- Theatrical release poster
- Directed by: Gerard Johnson
- Written by: Gerard Johnson
- Produced by: Dan McCulloch
- Starring: Peter Ferdinando Lorenzo Camporese Ricky Grover Neil Maskell
- Cinematography: David Higgs
- Music by: Matt Johnson
- Production company: AbbottVision
- Distributed by: Revolver Entertainment
- Release dates: 18 June 2009 (Edinburgh Film Festival); 5 February 2010 (United Kingdom);
- Running time: 76 minutes
- Country: United Kingdom
- Language: English

= Tony (2009 film) =

Tony, also known as Tony: London Serial Killer, is a 2009 British psychological drama written and directed by Gerard Johnson and starring Peter Ferdinando.

==Plot==
Tony Benson lives alone in a flat on a Dalston council estate tower block. He obsessively collects 1980s violent action movies, and he aimlessly wanders the streets of London most days in unsuccessful attempts to connect with other people. He is extremely socially anxious, has severe mental development problems and has difficulty trying to express himself or communicate naturally. He has been unemployed and living on state benefits for over 20 years.

He is soon revealed to be a serial killer, killing men he encounters by chance, including two drug addicts whom he uncomfortably tries to engage with after inviting them to his home to smoke heroin. The encounter ends with Tony suffocating one of them with a plastic bag while locking the other in a cupboard before letting him go, believing the terrified addict wouldn't go to the police.

The rare visitors Tony does get usually complain of the rotting smell from his house, which he blames on clogged drains. Others he meets at gay bars before bringing them back to his flat and usually end with him rejecting their advances and killing them, similar in fashion to Dennis Nilsen. He also gets dismissed and thrown out of a brothel after visiting a prostitute with only £5, asking the price of a cuddle and failing in his attempt to strike up a conversation with her.

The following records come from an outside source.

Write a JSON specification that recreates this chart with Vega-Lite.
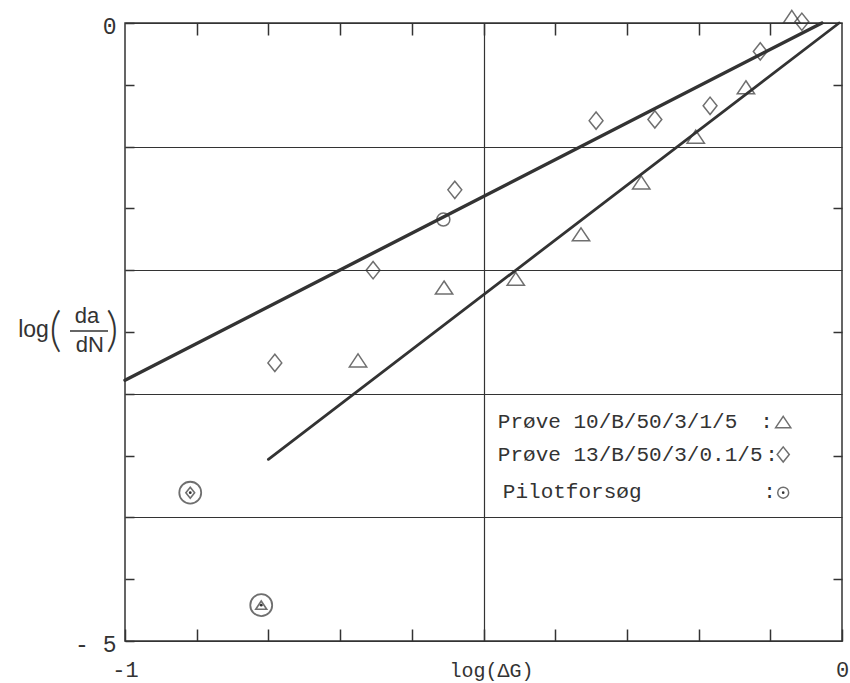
{
  "$schema": "https://vega.github.io/schema/vega-lite/v6.json",
  "width": 717,
  "height": 618,
  "autosize": {"type": "none"},
  "padding": {"left": 125, "top": 23, "right": 8, "bottom": 42},
  "background": "white",
  "config": {"view": {"stroke": "#333", "strokeWidth": 1.5}, "font": "Liberation Mono"},
  "datasets": {
    "fits": [
      {"fit": "A", "x": -1, "y": -2.89},
      {"fit": "A", "x": -0.028, "y": 0},
      {"fit": "B", "x": -0.8, "y": -3.53},
      {"fit": "B", "x": -0.004, "y": 0}
    ],
    "points": [
      {"series": "Prøve 10/B/50/3/1/5", "x": -0.070, "y": 0.05, "circled": false},
      {"series": "Prøve 10/B/50/3/1/5", "x": -0.134, "y": -0.52, "circled": false},
      {"series": "Prøve 10/B/50/3/1/5", "x": -0.204, "y": -0.92, "circled": false},
      {"series": "Prøve 10/B/50/3/1/5", "x": -0.280, "y": -1.29, "circled": false},
      {"series": "Prøve 10/B/50/3/1/5", "x": -0.364, "y": -1.71, "circled": false},
      {"series": "Prøve 10/B/50/3/1/5", "x": -0.455, "y": -2.07, "circled": false},
      {"series": "Prøve 10/B/50/3/1/5", "x": -0.555, "y": -2.14, "circled": false},
      {"series": "Prøve 10/B/50/3/1/5", "x": -0.675, "y": -2.73, "circled": false},
      {"series": "Prøve 10/B/50/3/1/5", "x": -0.810, "y": -4.71, "circled": true},
      {"series": "Prøve 13/B/50/3/0.1/5", "x": -0.056, "y": 0.01, "circled": false},
      {"series": "Prøve 13/B/50/3/0.1/5", "x": -0.114, "y": -0.23, "circled": false},
      {"series": "Prøve 13/B/50/3/0.1/5", "x": -0.184, "y": -0.67, "circled": false},
      {"series": "Prøve 13/B/50/3/0.1/5", "x": -0.261, "y": -0.78, "circled": false},
      {"series": "Prøve 13/B/50/3/0.1/5", "x": -0.343, "y": -0.79, "circled": false},
      {"series": "Prøve 13/B/50/3/0.1/5", "x": -0.540, "y": -1.35, "circled": false},
      {"series": "Prøve 13/B/50/3/0.1/5", "x": -0.654, "y": -2.00, "circled": false},
      {"series": "Prøve 13/B/50/3/0.1/5", "x": -0.791, "y": -2.75, "circled": false},
      {"series": "Prøve 13/B/50/3/0.1/5", "x": -0.909, "y": -3.80, "circled": true},
      {"series": "Pilotforsøg", "x": -0.556, "y": -1.59, "circled": false}
    ],
    "legendText": [
      {"t": "Prøve 10/B/50/3/1/5", "x": -0.480, "y": -3.277},
      {"t": "Prøve 13/B/50/3/0.1/5", "x": -0.480, "y": -3.544},
      {"t": "Pilotforsøg", "x": -0.473, "y": -3.843},
      {"t": ":", "x": -0.114, "y": -3.277},
      {"t": ":", "x": -0.107, "y": -3.544},
      {"t": ":", "x": -0.110, "y": -3.843}
    ],
    "legendSymbols": [
      {"series": "Prøve 10/B/50/3/1/5", "x": -0.082, "y": -3.228},
      {"series": "Prøve 13/B/50/3/0.1/5", "x": -0.082, "y": -3.491},
      {"series": "Pilotforsøg", "x": -0.082, "y": -3.80}
    ],
    "ytitleWord": [
      {"t": "log", "x": -1.149, "y": -2.540}
    ],
    "ytitleFrac": [
      {"t": "da", "x": -1.053, "y": -2.427},
      {"t": "dN", "x": -1.049, "y": -2.662}
    ],
    "ytitleParens": [
      {"t": "(", "x": -1.097, "y": -2.61},
      {"t": ")", "x": -1.018, "y": -2.61}
    ],
    "ytitleBar": [
      {"x": -1.0767, "x2": -1.0237, "y": -2.492}
    ]
  },
  "layer": [
    {
      "data": {"name": "fits"},
      "mark": {"type": "line", "color": "#333", "strokeCap": "round"},
      "encoding": {
        "x": {
          "field": "x", "type": "quantitative",
          "scale": {"domain": [-1, 0], "nice": false, "zero": false},
          "axis": {
            "orient": "bottom",
            "values": [-1, -0.9, -0.8, -0.7, -0.6, -0.5, -0.4, -0.3, -0.2, -0.1, 0],
            "domain": false, "grid": false,
            "tickSize": -12, "tickColor": "#333", "tickWidth": 1.5,
            "labelExpr": "datum.value == -1 ? '-1' : datum.value == 0 ? '0' : ''",
            "labelFont": "Liberation Mono", "labelFontSize": 22, "labelColor": "#333",
            "labelBaseline": "alphabetic", "labelPadding": 47, "labelFlush": false, "labelOverlap": false,
            "title": "log(ΔG)", "titleFont": "Liberation Mono", "titleFontSize": 20,
            "titleFontWeight": "normal", "titleColor": "#333",
            "titleX": 366, "titleY": 35, "titleBaseline": "alphabetic"
          }
        },
        "y": {
          "field": "y", "type": "quantitative",
          "scale": {"domain": [-5, 0], "nice": false, "zero": false},
          "axis": {
            "orient": "left",
            "values": [-5, -4.5, -4, -3.5, -3, -2.5, -2, -1.5, -1, -0.5, 0],
            "domain": false,
            "grid": true, "gridColor": "#333", "gridWidth": 1.2,
            "gridOpacity": {"condition": {"test": "datum.value % 1 == 0", "value": 1}, "value": 0},
            "tickSize": -9, "tickColor": "#333", "tickWidth": 1.5,
            "labelExpr": "datum.value == 0 ? '0' : datum.value == -5 ? '- 5' : ''",
            "labelFont": "Liberation Mono", "labelFontSize": 23, "labelColor": "#333",
            "labelBaseline": "middle", "labelOffset": 3, "labelPadding": 18, "labelFlush": false, "labelOverlap": false,
            "title": null
          }
        },
        "detail": {"field": "fit", "type": "nominal"},
        "strokeWidth": {"field": "fit", "type": "ordinal", "scale": {"domain": ["A", "B"], "range": [3.4, 2.8]}, "legend": null}
      }
    },
    {
      "data": {"name": "points"},
      "transform": [{"filter": "!datum.circled"}],
      "mark": {"type": "point", "filled": false, "stroke": "#333", "strokeWidth": 1.5},
      "encoding": {
        "x": {
          "field": "x", "type": "quantitative",
          "axis": {
            "orient": "top",
            "values": [-0.9, -0.8, -0.7, -0.6, -0.5, -0.4, -0.3, -0.2, -0.1],
            "domain": false, "labels": false, "title": null,
            "tickSize": -12, "tickColor": "#333", "tickWidth": 1.5,
            "grid": true, "gridColor": "#333", "gridWidth": 1.2,
            "gridOpacity": {"condition": {"test": "abs(datum.value + 0.5) < 0.01", "value": 1}, "value": 0}
          }
        },
        "y": {
          "field": "y", "type": "quantitative",
          "axis": {
            "orient": "right",
            "values": [-4.5, -3.5, -2.5, -1.5, -0.5],
            "domain": false, "labels": false, "title": null, "grid": false,
            "tickSize": -9, "tickColor": "#333", "tickWidth": 1.5
          }
        },
        "shape": {
          "field": "series", "type": "nominal",
          "scale": {
            "domain": ["Prøve 10/B/50/3/1/5", "Prøve 13/B/50/3/0.1/5", "Pilotforsøg"],
            "range": ["M0,-0.75L1,0.75L-1,0.75Z", "M0,-1L0.8,0L0,1L-0.8,0Z", "circle"]
          },
          "legend": null
        },
        "size": {
          "condition": {"test": "datum.series == 'Pilotforsøg'", "value": 170},
          "value": 300
        }
      }
    },
    {
      "data": {"name": "points"},
      "transform": [{"filter": "datum.circled"}],
      "mark": {"type": "point", "shape": "circle", "filled": false, "stroke": "#333", "strokeWidth": 1.8, "size": 480},
      "encoding": {
        "x": {"field": "x", "type": "quantitative", "axis": null},
        "y": {"field": "y", "type": "quantitative", "axis": null}
      }
    },
    {
      "data": {"name": "points"},
      "transform": [{"filter": "datum.circled"}],
      "mark": {"type": "point", "filled": false, "stroke": "#333", "strokeWidth": 1.6, "size": 120},
      "encoding": {
        "x": {"field": "x", "type": "quantitative", "axis": null},
        "y": {"field": "y", "type": "quantitative", "axis": null},
        "shape": {"field": "series", "type": "nominal", "legend": null}
      }
    },
    {
      "data": {"name": "points"},
      "transform": [{"filter": "datum.circled"}],
      "mark": {"type": "circle", "color": "#333", "opacity": 1, "size": 8},
      "encoding": {
        "x": {"field": "x", "type": "quantitative", "axis": null},
        "y": {"field": "y", "type": "quantitative", "axis": null}
      }
    },
    {
      "data": {"name": "legendText"},
      "mark": {"type": "text", "align": "left", "baseline": "alphabetic", "font": "Liberation Mono", "fontSize": 21, "color": "#333"},
      "encoding": {
        "x": {"field": "x", "type": "quantitative", "axis": null},
        "y": {"field": "y", "type": "quantitative", "axis": null},
        "text": {"field": "t"}
      }
    },
    {
      "data": {"name": "legendSymbols"},
      "mark": {"type": "point", "filled": false, "stroke": "#333", "strokeWidth": 1.5},
      "encoding": {
        "x": {"field": "x", "type": "quantitative", "axis": null},
        "y": {"field": "y", "type": "quantitative", "axis": null},
        "shape": {"field": "series", "type": "nominal", "legend": null},
        "size": {
          "condition": {"test": "datum.series == 'Pilotforsøg'", "value": 120},
          "value": 230
        }
      }
    },
    {
      "data": {"name": "legendSymbols"},
      "transform": [{"filter": "datum.series == 'Pilotforsøg'"}],
      "mark": {"type": "circle", "color": "#333", "opacity": 1, "size": 7},
      "encoding": {
        "x": {"field": "x", "type": "quantitative", "axis": null},
        "y": {"field": "y", "type": "quantitative", "axis": null}
      }
    },
    {
      "data": {"name": "ytitleWord"},
      "mark": {"type": "text", "baseline": "alphabetic", "align": "left", "font": "Liberation Sans", "fontSize": 23, "color": "#333"},
      "encoding": {
        "x": {"field": "x", "type": "quantitative", "axis": null},
        "y": {"field": "y", "type": "quantitative", "axis": null},
        "text": {"field": "t"}
      }
    },
    {
      "data": {"name": "ytitleFrac"},
      "mark": {"type": "text", "baseline": "alphabetic", "align": "center", "font": "Liberation Sans", "fontSize": 22, "color": "#333"},
      "encoding": {
        "x": {"field": "x", "type": "quantitative", "axis": null},
        "y": {"field": "y", "type": "quantitative", "axis": null},
        "text": {"field": "t"}
      }
    },
    {
      "data": {"name": "ytitleParens"},
      "mark": {"type": "text", "baseline": "alphabetic", "align": "center", "font": "Lato", "fontSize": 48, "fontWeight": 300, "color": "#333"},
      "encoding": {
        "x": {"field": "x", "type": "quantitative", "axis": null},
        "y": {"field": "y", "type": "quantitative", "axis": null},
        "text": {"field": "t"}
      }
    },
    {
      "data": {"name": "ytitleBar"},
      "mark": {"type": "rule", "color": "#333", "strokeWidth": 1.3},
      "encoding": {
        "x": {"field": "x", "type": "quantitative", "axis": null},
        "x2": {"field": "x2"},
        "y": {"field": "y", "type": "quantitative", "axis": null}
      }
    }
  ],
  "resolve": {"axis": {"x": "independent", "y": "independent"}}
}
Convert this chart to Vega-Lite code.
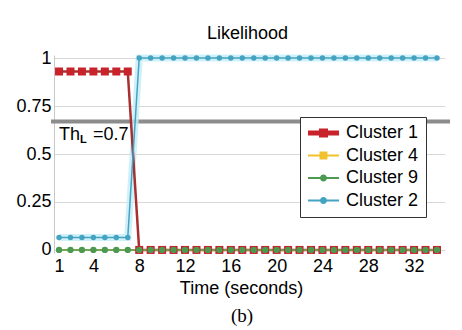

Tony disposes of the bodies of his victims by butchering their torsos and human organs in his kitchen sink before bagging them and dumping them in the River Thames and canals in London. He shares a bed with a rotting corpse, obviously one of his victims, and drags bodies which are stashed around the house out to put on the couch to sit and watch TV with him.

Tony comes under strong suspicion from a violent, trigger-tempered drunk (played by Ricky Grover) when his son goes missing. Grover bullies Tony with volleys of verbal and physical abuse in every encounter they have, including grabbing, shoving and spitting on him. Grover accuses Tony of being a paedophile and wrongly blames him for his son's disappearance. Tony becomes suspect number one because of his unusual appearance and his withdrawn nature towards other people. A police detective visits to question him on the missing boy's whereabouts and is very confrontational, putting Tony at risk of being discovered.

However, the detective receives a call, interrupting his search of Tony's home just as Tony eyes up a sharp potato peeler and contemplates the dangerous decision to attack and kill him. The boy is soon discovered — absolving Tony — and delivered home to the applause of the relieved neighbourhood; Tony watches on from his living room window. The film ends with Tony casually walking around London, free to pursue his murderous ways.

==Critical response==
The film received generally positive reviews and holds a 76% positive rating, with an average rating of 6.21 (out of 10) on Rotten Tomatoes based on 17 reviews.